Co-Director: Jesse Short Bull (Member of Oglala Sioux Tribe) is a writer and director with a deep connection to his home in the Badlands of South Dakota. LAKOTA NATION VS. UNITED STATES (2022), his most recent film, premiered at Tribeca in 2022 and has won multiple festival awards. The recipient of a fellowship from the Sundance Documentary Fund, Short Bull is also the first Indigenous filmmaker to ever be named to the prestigious DOC NYC Shortlist program. A graduate of the Institute of American Indian Arts, Short Bull previously received a 2016 Sundance Institute Native American and Indigenous Program Development Grant and also attended the Creative Producing Summit at Sundance.

Co-Director: David France is an Oscar-nominated filmmaker, New York Times bestselling author, and award-winning investigative journalist. France directed HOW TO SURVIVE A PLAGUE (2012), which received Academy and Emmy nominations and a Peabody Award. His 2017 film, THE DEATH & LIFE OF MARSHA P. JOHNSON, a Netflix Original Documentary, won the Outfest “Freedom Award” and a special jury recognition from Sheffield International Documentary Festival. He won a BAFTA, Peabody, Teddy, and Robert F. Kennedy Human Rights award for WELCOME TO CHECHNYA (2020), which premiered at Sundance. David's latest film, HBO’s HOW TO SURVIVE A PANDEMIC (2022), won The Cinema for Peace Award on Global Health 2022 and an Emmy award for Outstanding Science and Technology Documentary.

Producer: Jhane Myers (Comanche and Blackfeet Nations) is an Emmy award winning filmmaker, Producer Guild of America nominee in 2023 for the six time Primetime Emmy nominated and winning “Prey” (20th Century/Disney), and Sundance Alumni, recognized for her passion and dedication to films surrounding preserving the legacies of Native language, human rights and Communities. Myers is currently a Gotham-Cannes 2024 producer fellow and is producing a documentary on the longest serving US political prisoner and Native American activist Leonard Peltier (Public Square Films) and a narrative feature titled “Will to Win” (Kirkpatrick & Kinslow Productions).

Producer: Bird Runningwater (Cheyenne and Mescalero Apache Tribal Nations) was raised on the Mescalero Apache Reservation in New Mexico. He is a Producer and Executive Producer for film and television and most recently signed a first look deal to create content with Amazon Studios.

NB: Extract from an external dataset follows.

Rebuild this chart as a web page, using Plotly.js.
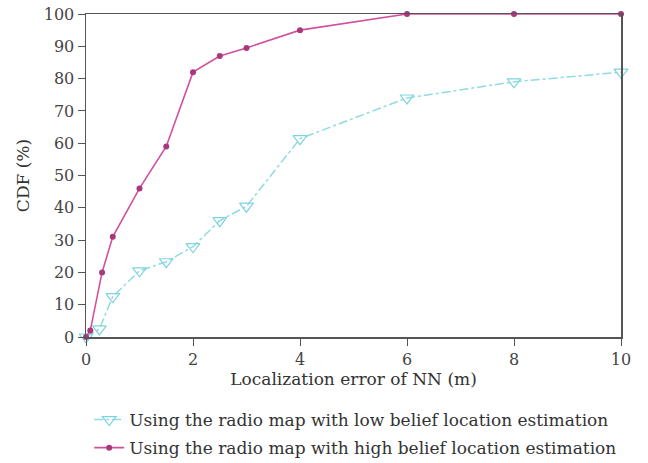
<!DOCTYPE html>
<html><head><meta charset="utf-8">
<script src="https://cdn.plot.ly/plotly-3.0.1.min.js"></script>
<style>html,body{margin:0;padding:0;background:#fff}#chart{width:648px;height:463px}</style>
</head><body><div id="chart"></div>
<script>
const lowX = [0, 0.25, 0.5, 1, 1.5, 2, 2.5, 3, 4, 6, 8, 10];
const lowY = [0, 2.5, 12.5, 20.5, 23.3, 28, 36, 40.5, 61.4, 74, 79, 82];
const highX = [0, 0.08, 0.3, 0.5, 1, 1.5, 2, 2.5, 3, 4, 6, 8, 10];
const highY = [0, 2, 20, 31, 46, 59, 82, 87, 89.5, 95, 100, 100, 100];
const lowName = "Using the radio map with low belief location estimation";
const highName = "Using the radio map with high belief location estimation";
const xTicks = [0, 2, 4, 6, 8, 10];
const yTicks = [0, 10, 20, 30, 40, 50, 60, 70, 80, 90, 100];

const font = "DejaVu Serif, serif";
const traces = [
  {x: lowX, y: lowY, name: lowName, type: "scatter", mode: "lines+markers", cliponaxis: false,
   line: {color: "#8fdbe3", width: 1.5, dash: "dashdot"},
   marker: {symbol: "triangle-down-open", size: 12, color: "#7fd3dc", line: {width: 1.2}},
   legend: "legend"},
  {x: highX, y: highY, name: highName, type: "scatter", mode: "lines+markers", cliponaxis: false,
   line: {color: "#d2519e", width: 1.6},
   marker: {symbol: "circle", size: 6, color: "#a8387a"},
   legend: "legend2"}
];
const axisCommon = {showline: true, linecolor: "#555", linewidth: 1.5, mirror: true,
  ticks: "outside", ticklen: 7, tickcolor: "#555", showgrid: false, zeroline: false,
  tickfont: {family: font, size: 16, color: "#444"}};
const legFont = {family: font, size: 17, color: "#333"};
const layout = {
  width: 648, height: 463,
  margin: {l: 86, r: 27, t: 14, b: 126, autoexpand: false},
  paper_bgcolor: "#fff", plot_bgcolor: "#fff",
  font: {family: font, color: "#333"},
  xaxis: Object.assign({}, axisCommon, {range: [0, 10], tickvals: xTicks,
    title: {text: "Localization error of NN (m)", font: {family: font, size: 17, color: "#333"}, standoff: 4}}),
  yaxis: Object.assign({}, axisCommon, {range: [0, 100], tickvals: yTicks,
    title: {text: "CDF (%)", font: {family: font, size: 17, color: "#333"}, standoff: 10}}),
  legend: {x: 0.006, xanchor: "left", y: -0.257, yanchor: "middle", bgcolor: "rgba(0,0,0,0)",
    font: legFont, itemwidth: 30},
  legend2: {x: 0.006, xanchor: "left", y: -0.344, yanchor: "middle", bgcolor: "rgba(0,0,0,0)",
    font: legFont, itemwidth: 30},
  showlegend: true
};
Plotly.newPlot("chart", traces, layout, {displayModeBar: false, staticPlot: true});
</script></body></html>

He is currently serving as a Co-Executive Producer on the TV show SOVEREIGN currently in development with Ava DuVernay, Warner Brothers Television, and Array Filmworks; And, he is an Executive Producer on Erica Tremblay’s debut feature FANCY DANCE which premiered in Competition at the 2023 Sundance Film Festival. Prior to launching his producing career, Runningwater guided the Sundance Institute’s commitment to Indigenous Filmmakers for 20 years nurturing new generations of filmmakers through the Institute’s Labs and Sundance Film Festival.

Producer: An established producer and showrunner, PAUL McGuire's documentaries include the Amazon Studios film FLIGHT/RISK (2022), about the Boeing 737 Max disasters and the subsequent cover-up of corporate negligence. For Showtime he produced the documentary series JJ Abram’s UFO (2021), and for HBO he developed and packaged the Covid documentary HOW TO SURVIVE A PANDEMIC (2022). He also produced: the series DOGS (2018) for Netflix; a feature doc about the Women’s March, THIS IS PERSONAL (2019), which premiered at Sundance; and the critically acclaimed HBO series, THE CASE AGAINST ADNAN SYED (2019).

Executive Producer: Jodi Archambault (Hunkpapa and Oglala Lakota) is currently living on the Standing Rock Indian Reservation. She grew up in the Pejuta Haka district in Kyle, SD in the homelands of the Oglala. Jodi is the Executive Producer for REZ BALL, a Netflix feature film and also is Executive Producer for the documentary LAKOTA NATION VS. UNITED STATES (2022). Jodi also works for Indigenize, an initiative of Wend Collective - a social impact fund. Previously, Jodi worked at the White House as a Special Assistant to President Obama in the Domestic Policy Council.

Director of Photography: Kyle Bell (Thlopthlocco Creek Tribal Town) is an Emmy award winning Director, Editor and Cinematographer based in Tulsa, OK. Bell is a 2019 Sundance Indigenous Program Alumni, 2020 Tulsa Artist Fellow, and is the Rolex Protégé to cinema legend Spike Lee.